Project-Local Extensions
Place a .ctx/ directory in your project root with Lua scripts organized as connectors/<name>/connector.lua, tools/<name>/tool.lua, or agents/<name>/agent.lua. They are auto-discovered from any subdirectory.
Customize an Extension
# Copy to a writable registry for editing
ctx registry override connectors/jira --config ./config/ctx.toml
See the registry docs for the full specification.
Embedding Configuration
Context Harness supports three embedding providers:
| Provider | Description | Requires |
|---|---|---|
local | Built-in models via fastembed (primary) or tract (musl/Intel Mac) — fully offline | No system deps; model downloads on first use |
ollama | Local Ollama instance | Running Ollama with an embedding model |
openai | OpenAI API | OPENAI_API_KEY env var |
Local (recommended for offline use)
[embedding]
provider = "local"
# model = "all-minilm-l6-v2" # default, 384 dims — no config needed
Supported models: all-minilm-l6-v2 (384d), bge-small-en-v1.5 (384d), bge-base-en-v1.5 (768d), bge-large-en-v1.5 (1024d), nomic-embed-text-v1 (768d), nomic-embed-text-v1.5 (768d), multilingual-e5-small (384d), multilingual-e5-base (768d), multilingual-e5-large (1024d).
Ollama
[embedding]
provider = "ollama"
model = "nomic-embed-text"
dims = 768
# url = "http://localhost:11434" # default
OpenAI
[embedding]
provider = "openai"
model = "text-embedding-3-small"
dims = 1536
Set the OPENAI_API_KEY environment variable before using embedding commands.

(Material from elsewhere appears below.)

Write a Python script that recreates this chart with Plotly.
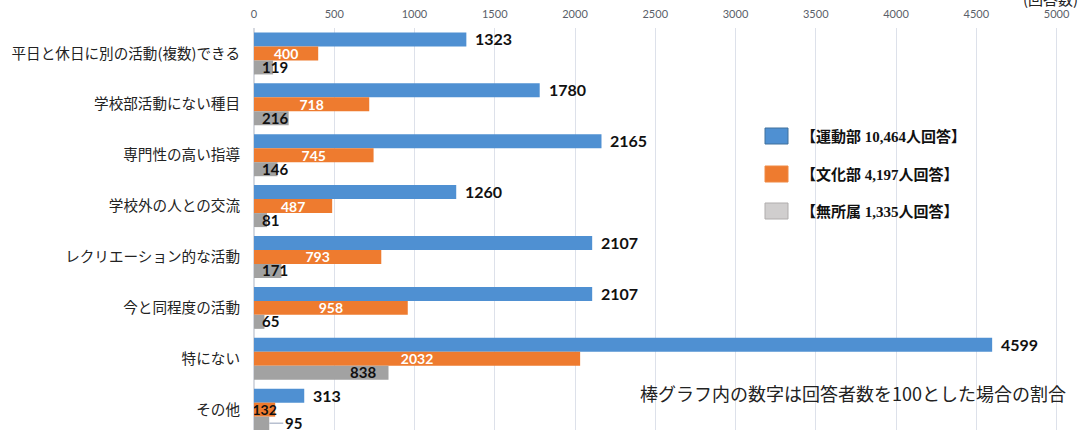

Platform support (release binaries)
Pre-built release binaries are built for six targets. The local embedding provider is included on all targets: primary platforms use fastembed (bundled ORT); Linux musl and macOS Intel use a pure-Rust (tract) backend.

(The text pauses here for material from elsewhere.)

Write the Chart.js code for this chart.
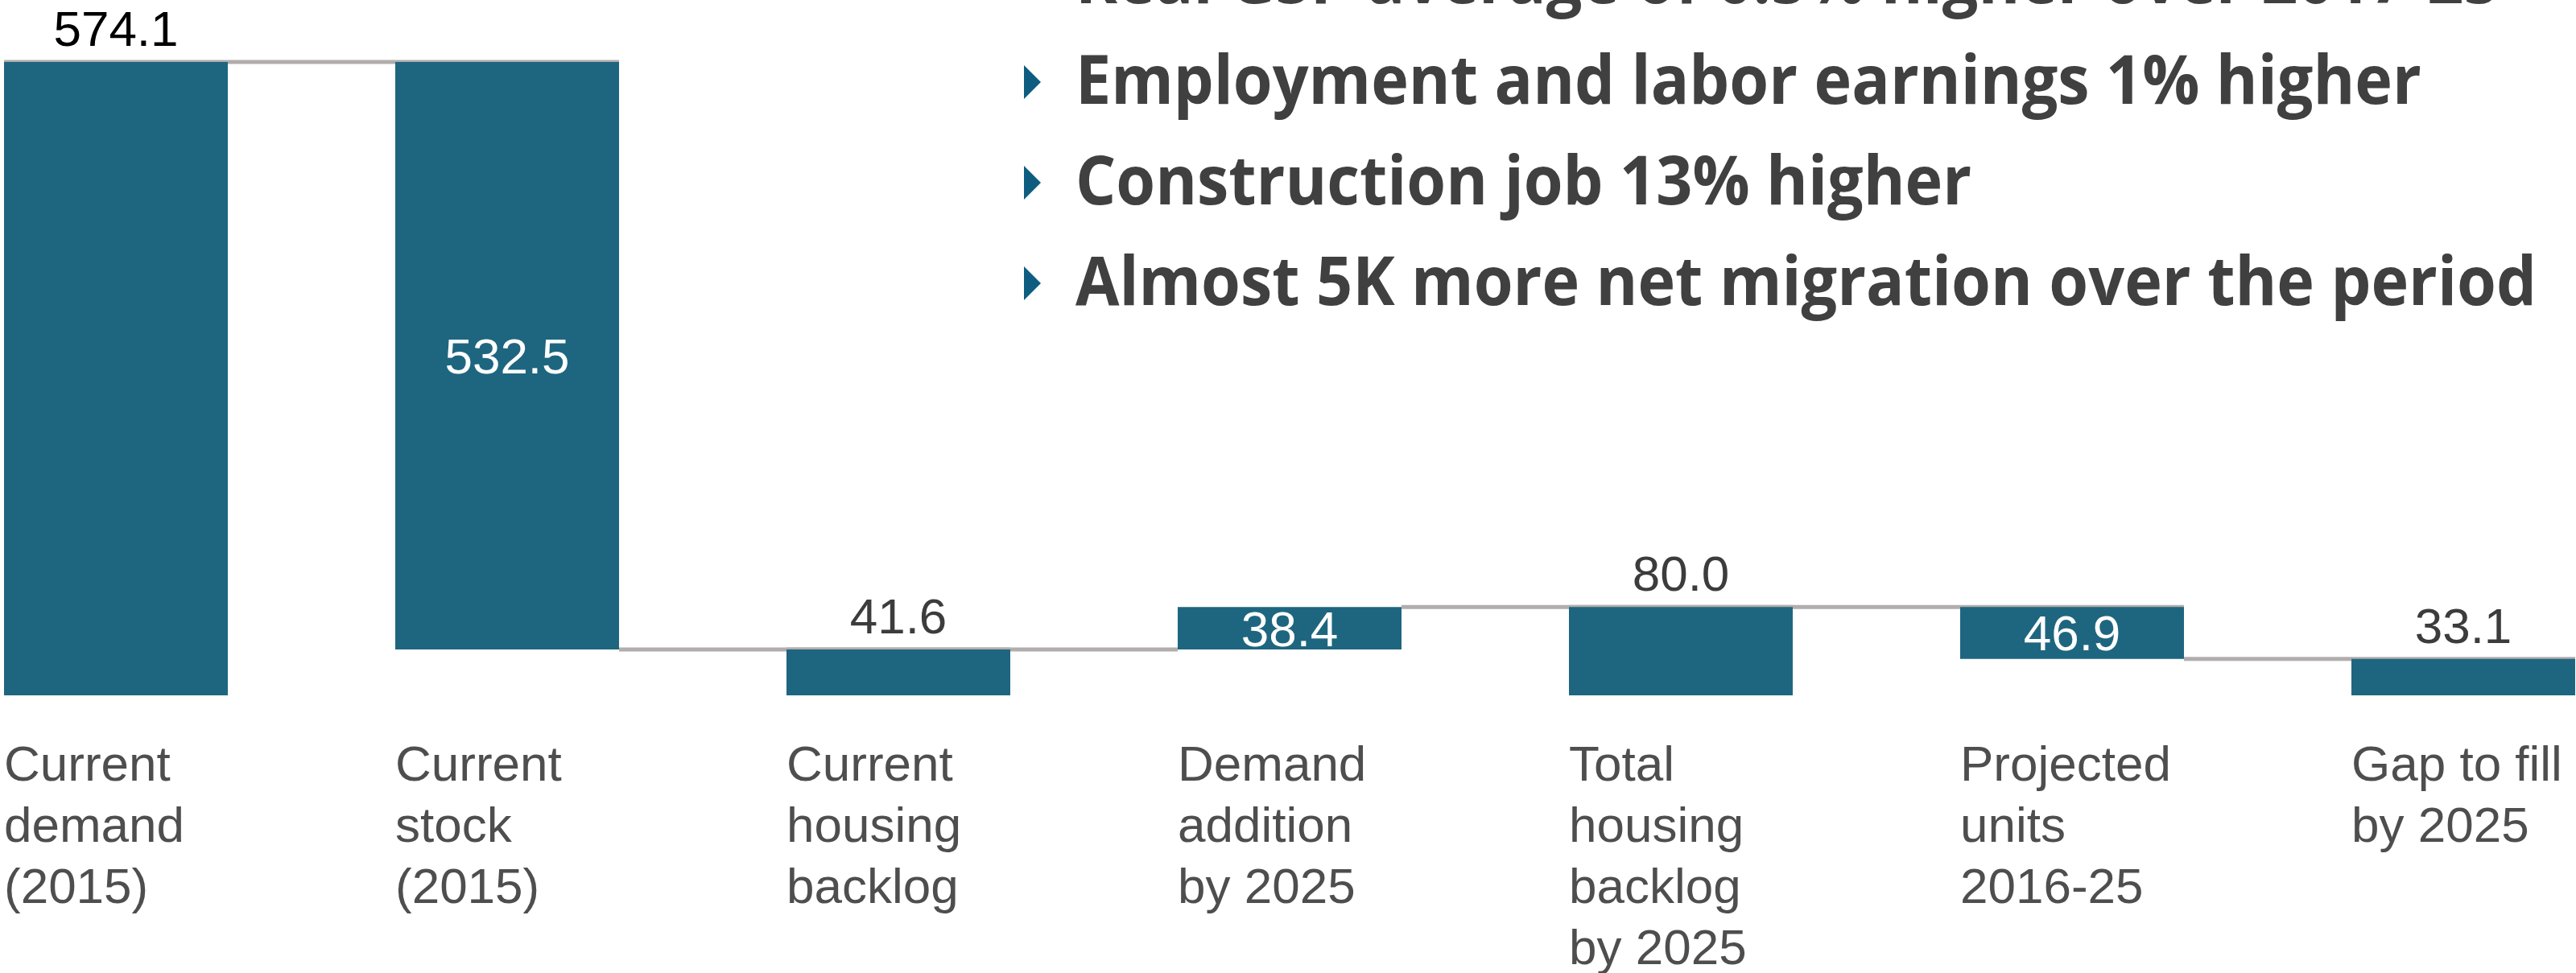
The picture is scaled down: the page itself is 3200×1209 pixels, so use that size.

| Binary | Local embeddings | OpenAI / Ollama |
|---|---|---|
| Linux x86_64 (glibc) | ✅ fastembed | ✅ |
| Linux x86_64 (musl) | ✅ tract | ✅ |
| Linux aarch64 | ✅ fastembed | ✅ |
| macOS x86_64 (Intel) | ✅ tract | ✅ |
| macOS aarch64 (Apple Silicon) | ✅ fastembed | ✅ |
| Windows x86_64 | ✅ fastembed | ✅ |
- Minimal binary (no local embeddings):
cargo install --path . --no-default-features - From source on musl or Intel Mac (tract backend):
cargo build --no-default-features --features local-embeddings-tract - CI/release: Linux cross-builds (musl, aarch64) use Zig and cargo-zigbuild; no cross-rs or system OpenSSL.

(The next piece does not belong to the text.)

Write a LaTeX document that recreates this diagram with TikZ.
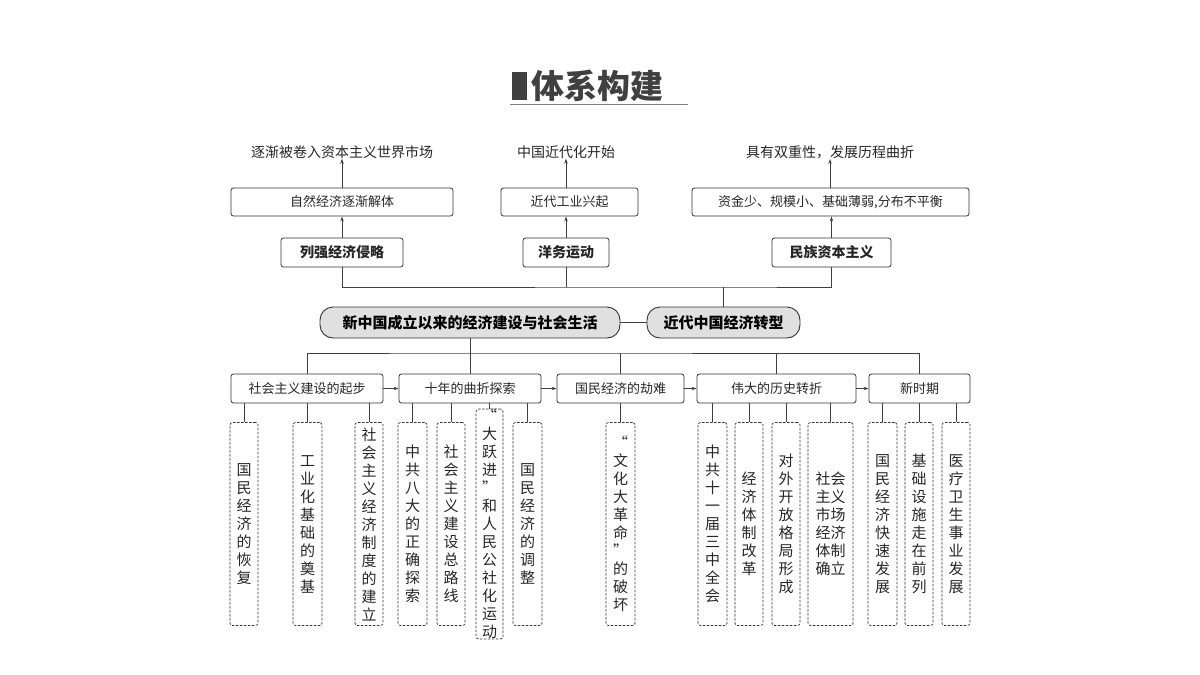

See the configuration docs for full platform notes.
Hybrid Search
Hybrid search merges keyword (FTS5/BM25) and semantic (cosine similarity) signals with a configurable alpha:
[retrieval]
hybrid_alpha = 0.6 # 0.0 = keyword only, 1.0 = semantic only
Use ctx search "query" --mode hybrid --explain to see score breakdowns. See search reference and docs/HYBRID_SCORING.md for the full specification.
Server Configuration
[server]
bind = "127.0.0.1:7331"
For production (Docker, systemd, CI), see Deployment.
Configuration
See config/ctx.example.toml for a complete example, or the configuration reference on the docs site.
Documentation
Website: parallax-labs.github.io/context-harness
| Link | Description |
|---|---|
| Getting started | Quick Start, Installation, Nix flake |
| Configuration | Full ctx.toml reference, embedding providers, platform table |
| CLI reference | Every command and flag |
| Connectors & registry | Built-in connectors, Lua connectors, extension registry |
| Guides | Agent integration, Cursor, RAG, multi-repo, deployment |
| API (Rustdoc) | Generated Rust API docs |
| Live demo | Search a pre-built knowledge base in the browser |
The site also documents the search widget (ctx-search.js) for adding ⌘K search to static sites — see the docs for an example.
If Context Harness is useful to you, consider starring the repo.
License
MIT — see LICENSE
Contributing
Contributions welcome! Please see CONTRIBUTING.md for guidelines.